The RBNZ could see the pick-up in the quarterly rate as an encouraging sign that price pressures are not about to weaken further and stick to its neutral stance. The central bank’s new governor, Adrian Orr, who took the helm on March 27, has signalled there won’t be any significant shift to monetary policy after the RBNZ’s mandate was revised last month, which now includes “maximizing sustainable employment” in addition to the inflation goal. Speculation that the planned reforms would lead to looser policy had contributed to the sell-off that led the New Zealand dollar to 1½-year lows below $0.68 back in November 2017. However, Orr’s comments helped the kiwi climb close to the $0.74 level last week.
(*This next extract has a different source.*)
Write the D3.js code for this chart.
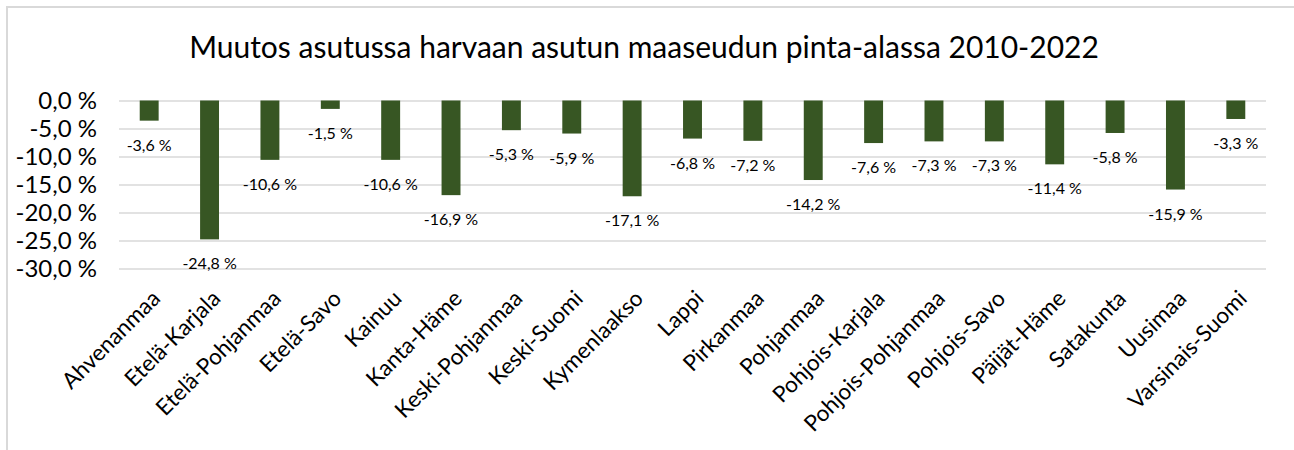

If the inflation data comes in above expectations, the kiwi may make another attempt at challenging the $0.74 barrier. A break above this resistance would bring into scope the February top of $0.7436, followed by the July 2017 top of $0.7558. However, a weaker-than-expected reading where the CPI misses the 1% lower target band could raise speculation that the RBNZ’s next move will be down rather than up. A subsequent sell-off could see the kiwi heading towards support around the $0.7280 level, which is where the 20- and 50-day moving averages are currently converging. A breach of this support could lead to a test of the $0.72 handle.
Any surprise to the data is unlikely to see a very big reaction however, as traders would probably want to wait until the RBNZ’s next policy meeting on May 10 to get a better idea about the new Governor’s views and the bank’s response to the quarterly inflation data.